___ Material provided
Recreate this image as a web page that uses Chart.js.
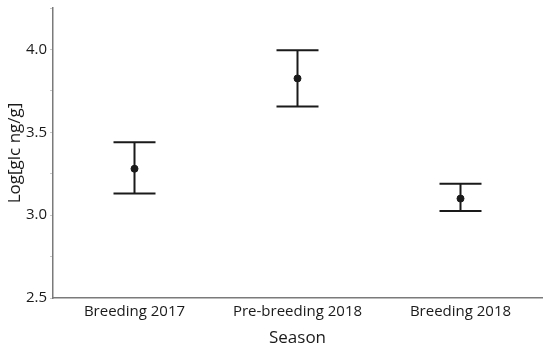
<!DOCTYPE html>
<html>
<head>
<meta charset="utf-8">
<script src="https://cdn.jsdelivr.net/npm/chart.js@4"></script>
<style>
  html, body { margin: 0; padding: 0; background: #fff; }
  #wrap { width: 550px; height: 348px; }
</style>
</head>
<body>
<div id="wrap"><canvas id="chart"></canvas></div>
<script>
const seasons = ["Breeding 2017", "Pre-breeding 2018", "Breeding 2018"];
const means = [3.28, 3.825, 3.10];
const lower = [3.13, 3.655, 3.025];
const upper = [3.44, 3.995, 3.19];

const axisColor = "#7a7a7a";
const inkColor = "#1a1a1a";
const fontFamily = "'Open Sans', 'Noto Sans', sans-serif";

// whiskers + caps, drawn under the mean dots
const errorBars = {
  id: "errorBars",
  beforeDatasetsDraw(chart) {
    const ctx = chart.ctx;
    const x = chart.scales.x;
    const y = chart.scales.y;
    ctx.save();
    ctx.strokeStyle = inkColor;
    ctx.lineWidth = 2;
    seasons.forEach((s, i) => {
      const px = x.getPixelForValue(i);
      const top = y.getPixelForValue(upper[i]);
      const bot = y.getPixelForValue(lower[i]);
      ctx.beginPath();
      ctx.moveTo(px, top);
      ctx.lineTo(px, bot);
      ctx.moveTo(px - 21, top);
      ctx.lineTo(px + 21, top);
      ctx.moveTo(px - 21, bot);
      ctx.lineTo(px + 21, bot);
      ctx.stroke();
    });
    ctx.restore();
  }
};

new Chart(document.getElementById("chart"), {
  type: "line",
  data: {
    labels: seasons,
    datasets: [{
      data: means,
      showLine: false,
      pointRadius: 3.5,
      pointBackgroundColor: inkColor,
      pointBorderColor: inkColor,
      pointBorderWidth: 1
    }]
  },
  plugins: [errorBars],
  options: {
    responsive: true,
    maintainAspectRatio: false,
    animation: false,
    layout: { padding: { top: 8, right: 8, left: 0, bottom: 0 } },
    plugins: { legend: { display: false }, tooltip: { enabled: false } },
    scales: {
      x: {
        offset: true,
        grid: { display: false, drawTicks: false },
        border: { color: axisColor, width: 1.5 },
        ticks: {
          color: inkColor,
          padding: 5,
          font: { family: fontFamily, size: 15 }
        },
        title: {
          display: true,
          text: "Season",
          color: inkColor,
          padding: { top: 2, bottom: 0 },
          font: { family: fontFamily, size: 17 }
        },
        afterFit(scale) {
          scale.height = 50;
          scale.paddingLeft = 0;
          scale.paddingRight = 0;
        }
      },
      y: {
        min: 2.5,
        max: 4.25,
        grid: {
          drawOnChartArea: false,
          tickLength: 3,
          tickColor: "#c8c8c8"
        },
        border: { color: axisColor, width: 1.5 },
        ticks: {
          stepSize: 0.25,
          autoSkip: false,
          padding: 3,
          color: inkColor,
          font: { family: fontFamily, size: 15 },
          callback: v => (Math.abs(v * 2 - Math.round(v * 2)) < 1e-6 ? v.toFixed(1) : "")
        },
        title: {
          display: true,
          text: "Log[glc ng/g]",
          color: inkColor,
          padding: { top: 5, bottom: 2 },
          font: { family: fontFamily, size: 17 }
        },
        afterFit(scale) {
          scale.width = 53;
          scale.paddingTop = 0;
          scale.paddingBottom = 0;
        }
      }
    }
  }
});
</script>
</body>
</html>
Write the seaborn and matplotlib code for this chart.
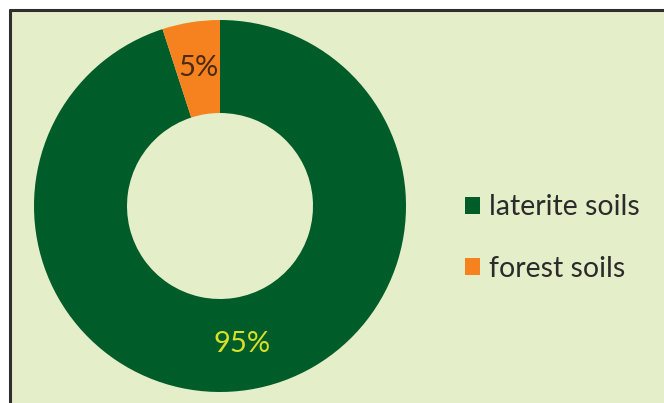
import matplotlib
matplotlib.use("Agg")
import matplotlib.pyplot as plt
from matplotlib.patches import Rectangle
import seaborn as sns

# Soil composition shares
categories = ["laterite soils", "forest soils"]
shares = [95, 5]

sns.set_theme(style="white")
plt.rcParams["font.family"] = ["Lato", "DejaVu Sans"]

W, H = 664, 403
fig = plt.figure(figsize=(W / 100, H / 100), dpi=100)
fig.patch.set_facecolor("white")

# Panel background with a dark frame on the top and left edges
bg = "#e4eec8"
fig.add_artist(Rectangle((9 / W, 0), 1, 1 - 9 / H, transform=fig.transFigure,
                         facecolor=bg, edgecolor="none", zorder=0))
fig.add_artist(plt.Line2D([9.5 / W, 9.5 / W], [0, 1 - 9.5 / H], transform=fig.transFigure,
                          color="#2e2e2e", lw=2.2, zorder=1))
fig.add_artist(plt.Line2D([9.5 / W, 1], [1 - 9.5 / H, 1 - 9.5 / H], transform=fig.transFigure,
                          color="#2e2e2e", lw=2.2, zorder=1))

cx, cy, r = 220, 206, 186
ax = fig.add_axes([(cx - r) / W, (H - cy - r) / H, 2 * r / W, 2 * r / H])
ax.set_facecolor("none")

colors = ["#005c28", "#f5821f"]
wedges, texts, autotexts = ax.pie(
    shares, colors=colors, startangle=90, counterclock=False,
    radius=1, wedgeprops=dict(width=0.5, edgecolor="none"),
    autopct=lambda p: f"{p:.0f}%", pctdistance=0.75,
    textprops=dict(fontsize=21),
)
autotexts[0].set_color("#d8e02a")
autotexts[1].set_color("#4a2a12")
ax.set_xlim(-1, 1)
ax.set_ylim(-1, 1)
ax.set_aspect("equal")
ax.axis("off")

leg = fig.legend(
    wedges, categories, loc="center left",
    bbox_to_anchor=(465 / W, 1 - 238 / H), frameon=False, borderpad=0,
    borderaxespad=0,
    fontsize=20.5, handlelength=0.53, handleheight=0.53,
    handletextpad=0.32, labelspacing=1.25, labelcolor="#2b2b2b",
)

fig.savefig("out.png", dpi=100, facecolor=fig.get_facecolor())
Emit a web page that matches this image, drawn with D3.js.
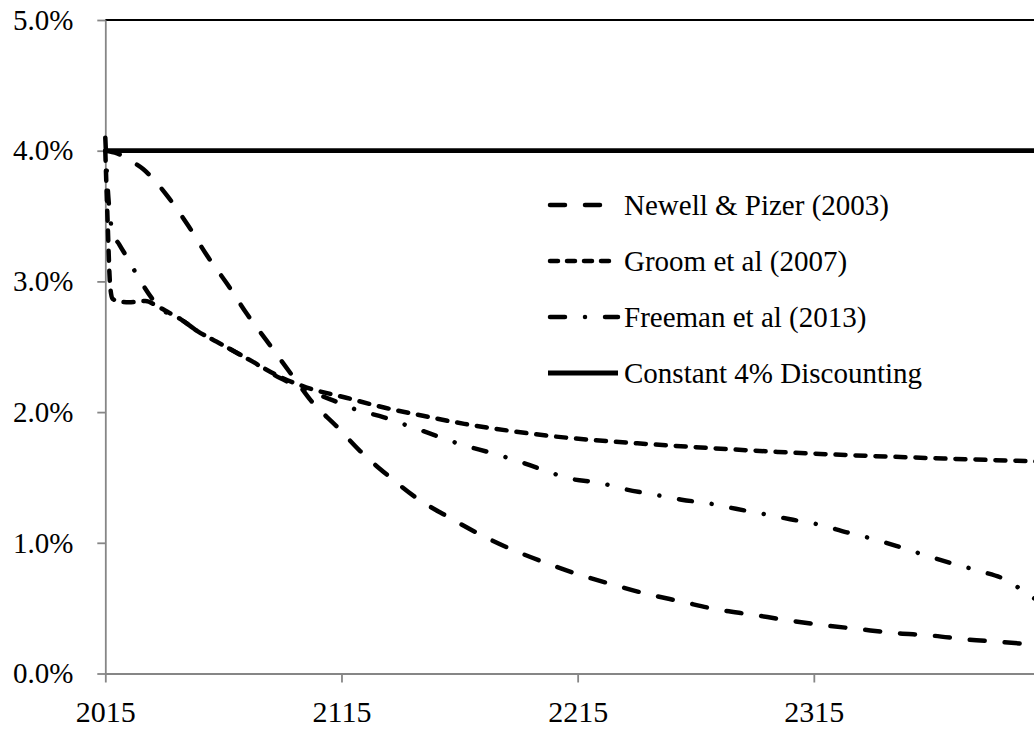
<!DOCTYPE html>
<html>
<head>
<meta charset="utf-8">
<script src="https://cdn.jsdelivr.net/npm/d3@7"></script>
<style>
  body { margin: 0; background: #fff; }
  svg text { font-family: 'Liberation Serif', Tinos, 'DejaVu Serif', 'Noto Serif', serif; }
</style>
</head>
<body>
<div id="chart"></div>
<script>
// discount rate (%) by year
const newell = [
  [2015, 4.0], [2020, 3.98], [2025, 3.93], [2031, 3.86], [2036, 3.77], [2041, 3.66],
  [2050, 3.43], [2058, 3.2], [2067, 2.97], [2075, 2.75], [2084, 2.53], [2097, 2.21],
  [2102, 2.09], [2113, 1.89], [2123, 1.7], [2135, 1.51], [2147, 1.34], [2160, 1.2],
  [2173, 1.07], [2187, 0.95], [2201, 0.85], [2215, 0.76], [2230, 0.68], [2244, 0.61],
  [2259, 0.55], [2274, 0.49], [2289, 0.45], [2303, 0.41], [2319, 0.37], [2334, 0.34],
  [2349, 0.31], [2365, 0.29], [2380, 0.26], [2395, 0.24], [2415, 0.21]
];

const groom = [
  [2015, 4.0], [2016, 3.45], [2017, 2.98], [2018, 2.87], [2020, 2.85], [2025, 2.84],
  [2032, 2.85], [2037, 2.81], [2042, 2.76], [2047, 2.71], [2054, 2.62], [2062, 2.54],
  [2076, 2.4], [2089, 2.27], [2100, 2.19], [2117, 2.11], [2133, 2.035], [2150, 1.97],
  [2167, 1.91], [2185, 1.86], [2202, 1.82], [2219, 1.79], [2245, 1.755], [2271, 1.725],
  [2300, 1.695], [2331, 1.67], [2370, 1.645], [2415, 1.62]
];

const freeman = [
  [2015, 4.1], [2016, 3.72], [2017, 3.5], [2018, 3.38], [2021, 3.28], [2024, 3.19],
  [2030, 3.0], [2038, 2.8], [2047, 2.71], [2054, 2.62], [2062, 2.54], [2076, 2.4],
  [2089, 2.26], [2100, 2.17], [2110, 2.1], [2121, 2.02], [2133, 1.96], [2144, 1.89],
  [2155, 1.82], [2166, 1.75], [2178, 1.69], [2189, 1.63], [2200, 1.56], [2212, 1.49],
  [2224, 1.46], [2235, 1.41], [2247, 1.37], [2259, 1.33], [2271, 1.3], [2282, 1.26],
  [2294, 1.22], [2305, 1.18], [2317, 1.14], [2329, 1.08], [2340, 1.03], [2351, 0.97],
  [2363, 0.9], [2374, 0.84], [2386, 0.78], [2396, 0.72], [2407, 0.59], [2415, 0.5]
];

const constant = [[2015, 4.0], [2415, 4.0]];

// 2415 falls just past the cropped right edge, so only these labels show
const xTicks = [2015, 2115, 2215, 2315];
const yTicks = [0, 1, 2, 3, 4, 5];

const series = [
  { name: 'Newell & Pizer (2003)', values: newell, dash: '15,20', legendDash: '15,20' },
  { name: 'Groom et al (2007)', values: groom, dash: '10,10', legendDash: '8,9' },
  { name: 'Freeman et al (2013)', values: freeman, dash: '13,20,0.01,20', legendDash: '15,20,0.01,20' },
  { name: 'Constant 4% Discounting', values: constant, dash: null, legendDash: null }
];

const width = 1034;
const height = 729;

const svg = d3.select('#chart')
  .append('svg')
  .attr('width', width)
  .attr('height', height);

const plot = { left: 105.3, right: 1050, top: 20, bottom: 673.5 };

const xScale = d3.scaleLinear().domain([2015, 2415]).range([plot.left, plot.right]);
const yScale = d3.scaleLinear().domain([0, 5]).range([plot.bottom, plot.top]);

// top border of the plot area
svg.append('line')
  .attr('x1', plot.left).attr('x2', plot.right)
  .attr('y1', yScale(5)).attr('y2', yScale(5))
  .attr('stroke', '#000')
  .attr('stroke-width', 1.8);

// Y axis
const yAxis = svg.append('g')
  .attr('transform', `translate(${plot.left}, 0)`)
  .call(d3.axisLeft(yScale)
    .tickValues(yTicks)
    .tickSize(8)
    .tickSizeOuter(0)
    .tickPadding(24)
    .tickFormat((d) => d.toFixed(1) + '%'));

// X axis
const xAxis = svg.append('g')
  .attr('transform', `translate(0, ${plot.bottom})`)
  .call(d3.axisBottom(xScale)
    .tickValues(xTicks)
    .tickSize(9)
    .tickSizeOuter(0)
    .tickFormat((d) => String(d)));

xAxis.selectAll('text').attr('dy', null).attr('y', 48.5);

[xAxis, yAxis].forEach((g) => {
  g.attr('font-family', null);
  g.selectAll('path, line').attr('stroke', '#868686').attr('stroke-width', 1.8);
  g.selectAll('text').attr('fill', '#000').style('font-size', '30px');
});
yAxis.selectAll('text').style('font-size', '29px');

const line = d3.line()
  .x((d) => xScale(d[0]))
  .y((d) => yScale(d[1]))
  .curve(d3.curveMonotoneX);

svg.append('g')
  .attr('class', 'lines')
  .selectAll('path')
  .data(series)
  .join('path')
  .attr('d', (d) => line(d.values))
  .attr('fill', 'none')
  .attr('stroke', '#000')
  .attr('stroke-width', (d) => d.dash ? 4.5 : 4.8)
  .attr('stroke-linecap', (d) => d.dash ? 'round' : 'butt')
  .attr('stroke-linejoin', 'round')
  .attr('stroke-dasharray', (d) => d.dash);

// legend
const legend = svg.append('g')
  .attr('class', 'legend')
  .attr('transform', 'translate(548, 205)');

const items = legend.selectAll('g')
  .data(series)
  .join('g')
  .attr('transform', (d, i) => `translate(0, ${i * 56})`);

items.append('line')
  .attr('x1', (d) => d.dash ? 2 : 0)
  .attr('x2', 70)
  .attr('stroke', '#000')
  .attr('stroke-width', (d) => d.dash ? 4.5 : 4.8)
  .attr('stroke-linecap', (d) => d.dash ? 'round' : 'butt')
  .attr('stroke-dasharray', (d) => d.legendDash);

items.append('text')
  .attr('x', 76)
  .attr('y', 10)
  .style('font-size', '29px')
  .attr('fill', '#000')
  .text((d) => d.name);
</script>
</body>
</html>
______
___ Material provided
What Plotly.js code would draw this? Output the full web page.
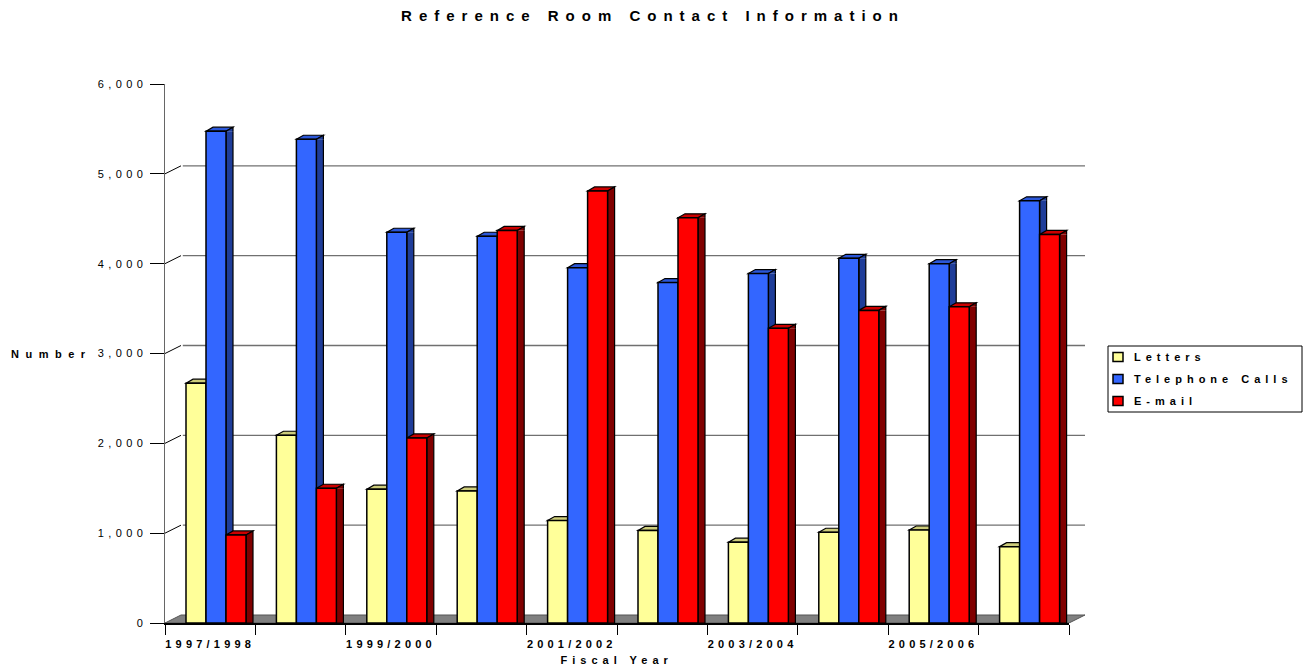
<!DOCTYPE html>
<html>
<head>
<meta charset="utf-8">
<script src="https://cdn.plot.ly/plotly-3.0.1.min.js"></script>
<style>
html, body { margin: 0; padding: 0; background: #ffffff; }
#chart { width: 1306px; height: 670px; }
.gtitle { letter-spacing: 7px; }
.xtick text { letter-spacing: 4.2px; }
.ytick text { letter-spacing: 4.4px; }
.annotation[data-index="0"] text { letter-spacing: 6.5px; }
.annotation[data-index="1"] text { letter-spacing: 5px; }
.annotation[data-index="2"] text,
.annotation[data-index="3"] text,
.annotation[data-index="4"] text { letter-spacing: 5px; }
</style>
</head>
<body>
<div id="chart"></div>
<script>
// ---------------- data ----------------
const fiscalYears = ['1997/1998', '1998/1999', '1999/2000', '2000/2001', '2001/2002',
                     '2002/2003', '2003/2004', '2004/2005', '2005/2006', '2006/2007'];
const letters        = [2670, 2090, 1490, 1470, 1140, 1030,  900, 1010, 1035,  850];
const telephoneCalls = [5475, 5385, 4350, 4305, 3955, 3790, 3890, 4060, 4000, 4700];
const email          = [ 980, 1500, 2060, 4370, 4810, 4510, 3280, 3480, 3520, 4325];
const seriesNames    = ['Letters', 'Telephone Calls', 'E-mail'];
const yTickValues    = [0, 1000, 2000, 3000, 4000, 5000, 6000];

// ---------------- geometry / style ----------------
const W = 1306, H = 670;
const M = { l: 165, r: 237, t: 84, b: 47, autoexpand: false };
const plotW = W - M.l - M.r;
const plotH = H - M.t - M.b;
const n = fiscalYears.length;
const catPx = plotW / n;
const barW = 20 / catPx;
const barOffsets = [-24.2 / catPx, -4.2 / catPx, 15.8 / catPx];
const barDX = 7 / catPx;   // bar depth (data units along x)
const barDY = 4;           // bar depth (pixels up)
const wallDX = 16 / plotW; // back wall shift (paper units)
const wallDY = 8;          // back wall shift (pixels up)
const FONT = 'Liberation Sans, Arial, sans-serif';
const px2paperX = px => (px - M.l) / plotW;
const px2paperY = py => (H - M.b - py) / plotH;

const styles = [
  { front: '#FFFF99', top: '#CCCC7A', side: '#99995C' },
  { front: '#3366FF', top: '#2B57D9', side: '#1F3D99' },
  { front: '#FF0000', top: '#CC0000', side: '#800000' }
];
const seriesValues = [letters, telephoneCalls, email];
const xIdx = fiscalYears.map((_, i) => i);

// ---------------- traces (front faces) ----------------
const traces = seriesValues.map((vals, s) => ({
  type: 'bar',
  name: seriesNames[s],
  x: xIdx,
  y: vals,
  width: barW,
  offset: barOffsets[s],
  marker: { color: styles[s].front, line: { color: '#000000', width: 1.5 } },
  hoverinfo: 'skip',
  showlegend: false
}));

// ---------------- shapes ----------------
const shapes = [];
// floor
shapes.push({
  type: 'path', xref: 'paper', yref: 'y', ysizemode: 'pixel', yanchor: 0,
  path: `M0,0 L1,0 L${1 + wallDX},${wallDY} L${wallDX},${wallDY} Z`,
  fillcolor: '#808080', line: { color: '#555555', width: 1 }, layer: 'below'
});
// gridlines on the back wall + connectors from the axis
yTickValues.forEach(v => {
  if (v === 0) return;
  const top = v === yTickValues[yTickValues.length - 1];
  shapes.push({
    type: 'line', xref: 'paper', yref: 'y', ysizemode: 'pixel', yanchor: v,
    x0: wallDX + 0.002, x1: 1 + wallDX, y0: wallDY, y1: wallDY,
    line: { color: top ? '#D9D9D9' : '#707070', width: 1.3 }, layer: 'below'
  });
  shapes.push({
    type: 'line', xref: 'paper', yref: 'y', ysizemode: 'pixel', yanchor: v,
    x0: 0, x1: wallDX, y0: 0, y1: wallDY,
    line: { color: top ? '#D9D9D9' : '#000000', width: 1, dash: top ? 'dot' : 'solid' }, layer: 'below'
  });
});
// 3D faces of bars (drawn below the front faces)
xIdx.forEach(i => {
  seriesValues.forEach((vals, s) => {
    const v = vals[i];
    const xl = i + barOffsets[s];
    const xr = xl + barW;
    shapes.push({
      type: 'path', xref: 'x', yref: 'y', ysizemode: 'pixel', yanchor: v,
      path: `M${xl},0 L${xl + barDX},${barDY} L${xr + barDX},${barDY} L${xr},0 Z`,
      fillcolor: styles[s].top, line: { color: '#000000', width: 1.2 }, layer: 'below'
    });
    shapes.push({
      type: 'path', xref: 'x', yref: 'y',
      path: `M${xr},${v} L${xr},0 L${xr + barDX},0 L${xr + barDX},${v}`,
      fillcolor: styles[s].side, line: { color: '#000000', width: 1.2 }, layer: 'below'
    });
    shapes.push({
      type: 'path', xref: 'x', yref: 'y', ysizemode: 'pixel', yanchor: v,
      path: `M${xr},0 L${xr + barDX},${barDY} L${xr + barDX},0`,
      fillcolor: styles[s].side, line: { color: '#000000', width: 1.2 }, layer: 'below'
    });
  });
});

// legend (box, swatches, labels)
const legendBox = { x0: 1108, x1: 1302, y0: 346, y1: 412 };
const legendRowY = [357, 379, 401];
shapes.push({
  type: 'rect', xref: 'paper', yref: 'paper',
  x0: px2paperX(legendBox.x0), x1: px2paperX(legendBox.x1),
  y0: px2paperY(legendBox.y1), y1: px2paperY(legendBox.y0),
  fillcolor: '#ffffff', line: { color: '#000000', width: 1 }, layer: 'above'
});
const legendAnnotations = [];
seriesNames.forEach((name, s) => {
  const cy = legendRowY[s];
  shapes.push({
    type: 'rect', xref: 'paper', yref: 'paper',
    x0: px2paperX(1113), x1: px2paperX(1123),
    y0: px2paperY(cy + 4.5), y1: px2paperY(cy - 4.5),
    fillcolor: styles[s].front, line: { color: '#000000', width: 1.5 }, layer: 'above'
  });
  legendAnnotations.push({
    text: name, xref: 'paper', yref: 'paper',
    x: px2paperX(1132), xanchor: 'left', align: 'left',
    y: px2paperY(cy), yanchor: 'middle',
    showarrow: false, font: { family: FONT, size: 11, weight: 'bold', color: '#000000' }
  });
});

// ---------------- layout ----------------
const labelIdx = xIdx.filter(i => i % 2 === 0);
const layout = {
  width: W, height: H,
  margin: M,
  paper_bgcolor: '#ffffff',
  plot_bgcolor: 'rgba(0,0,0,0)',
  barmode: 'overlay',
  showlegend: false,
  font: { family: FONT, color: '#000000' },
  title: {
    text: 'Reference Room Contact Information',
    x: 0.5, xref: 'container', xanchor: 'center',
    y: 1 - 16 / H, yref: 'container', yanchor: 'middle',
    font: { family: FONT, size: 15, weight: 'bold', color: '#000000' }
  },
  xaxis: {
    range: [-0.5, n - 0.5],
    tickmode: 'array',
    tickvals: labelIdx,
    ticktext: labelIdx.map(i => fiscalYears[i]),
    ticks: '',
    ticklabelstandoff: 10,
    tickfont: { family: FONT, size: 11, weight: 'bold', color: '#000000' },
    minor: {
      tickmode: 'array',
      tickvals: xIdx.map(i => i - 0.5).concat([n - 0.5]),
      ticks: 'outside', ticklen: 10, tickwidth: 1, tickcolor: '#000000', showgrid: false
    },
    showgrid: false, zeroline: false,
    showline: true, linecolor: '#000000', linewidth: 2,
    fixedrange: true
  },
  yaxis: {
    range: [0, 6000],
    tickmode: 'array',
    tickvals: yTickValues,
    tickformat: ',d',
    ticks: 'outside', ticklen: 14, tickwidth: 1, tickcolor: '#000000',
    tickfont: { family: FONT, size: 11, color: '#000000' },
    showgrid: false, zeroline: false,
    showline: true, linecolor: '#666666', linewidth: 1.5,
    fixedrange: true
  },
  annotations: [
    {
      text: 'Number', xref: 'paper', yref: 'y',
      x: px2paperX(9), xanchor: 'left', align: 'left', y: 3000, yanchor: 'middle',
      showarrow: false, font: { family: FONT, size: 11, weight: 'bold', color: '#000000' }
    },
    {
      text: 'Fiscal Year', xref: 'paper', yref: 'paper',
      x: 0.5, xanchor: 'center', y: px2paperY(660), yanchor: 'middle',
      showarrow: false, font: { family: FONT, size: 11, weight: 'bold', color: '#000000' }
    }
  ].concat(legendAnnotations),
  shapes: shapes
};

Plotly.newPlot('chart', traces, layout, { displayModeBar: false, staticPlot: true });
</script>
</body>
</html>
______
Search the data above for the string "code" and return every line that has it.

▶ Correct result
Write the seaborn and matplotlib code for this chart.
What Plotly.js code would draw this? Output the full web page.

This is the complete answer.